As the years trod on, I went off to college, realized I hated theater and didn't want to do it anymore. I came back to Chicago, was reconnected with a boy I knew from Blounstown. A boy my Grandmother probably didn't like, but it was the closest thing to her blessing I could get. I'd fallen for him hard in 5th grade and he never left my heart and mind. We reconnected, fell in love, I moved to Pensacola,shacked up and married, went back to school but didn't know if I wanted to teach. I started work in an elementary school as assistant director in after school care (was SURE I didn't want to teach) then had a baby. I went back to school yet again. This time I discovered I was actually quite intelligent. I had more fun tutoring various electronics courses, Physics, Calculus and honors English while working as a lab FA and lead FA in my department.
You guessed it...quit school again because it was my son's turn to go to Kindergarten. I couldn't be an hour away when he got sick and needed me. I threw myself into volunteer work in his school, then won the PTA presidency. The school was barely integrated. It was largely a hispanic community. The PTA was run by two white women when I decided it was time for a change. I hadn't been as sneaky as I had the capacity to be yet, nor as naughtily good. The constitution hadn't been touched in 4 years. I rewrote the constitution and happily admit I forced my agenda for an integrated PTA. I wrote into the constitution that there would be a President, and 2 vice president's one of whom was to be bilingual the other only Spanish speaking. I incorporated 2 Hispanic teachers, meetings were conducted in English and Spanish at the same time. I met with the parents of Hispanic children who were considering involvement in the PTA based on a male Hispanic teacher approaching the father's. That was the best winter festival ever.
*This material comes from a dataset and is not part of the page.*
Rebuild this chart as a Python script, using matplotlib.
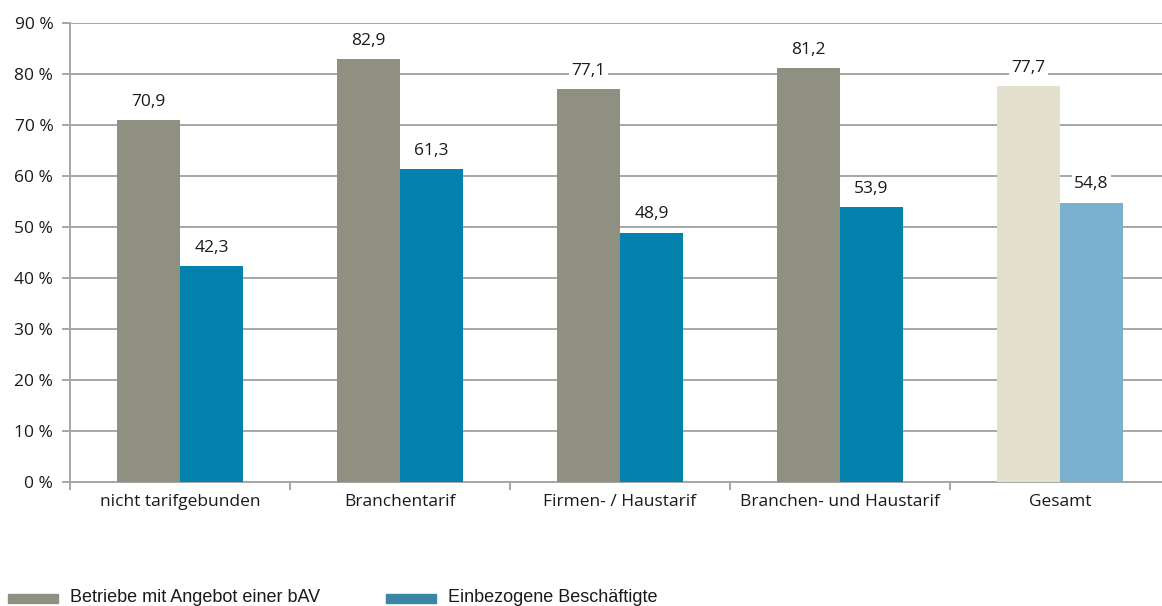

We had a full line kitchen making fresh Mexican food, fathers and mothers were both involved.
The years have moved on and so have I. I am a housewife and a mother. I am often exasperated or exasperating. I am over worked and under appreciated or over appreciated and under worked. I am not very good at Candy Crush. I am a pretty lazy housekeeper, I wish I liked to clean, but sadly I like to connect with friends and family. The mess and the souvenirs from years of travel and our life as a family will be here. Life however, is short.
In my childish insular world, I never imagined what my life would be like. Certainly not where life would take me. I had planned on lesson plans, those same school walls I walked so many years before with the echos of classmates laughter falling like stones to the floor as new notes replaced them. Homecoming parades and a never ending round of "Eye of the Tiger". I had planned on finally not letting fear hold me back and becoming more out going. I had planned on falling in love with and marrying a boy in that same small town. I did do that.
As my perfect dream of sitting in Goodman's diner every Saturday afternoon in my adult life (until "the one" came along) ended in a nightmare one day. I awoke new and reborn, being reborn daily.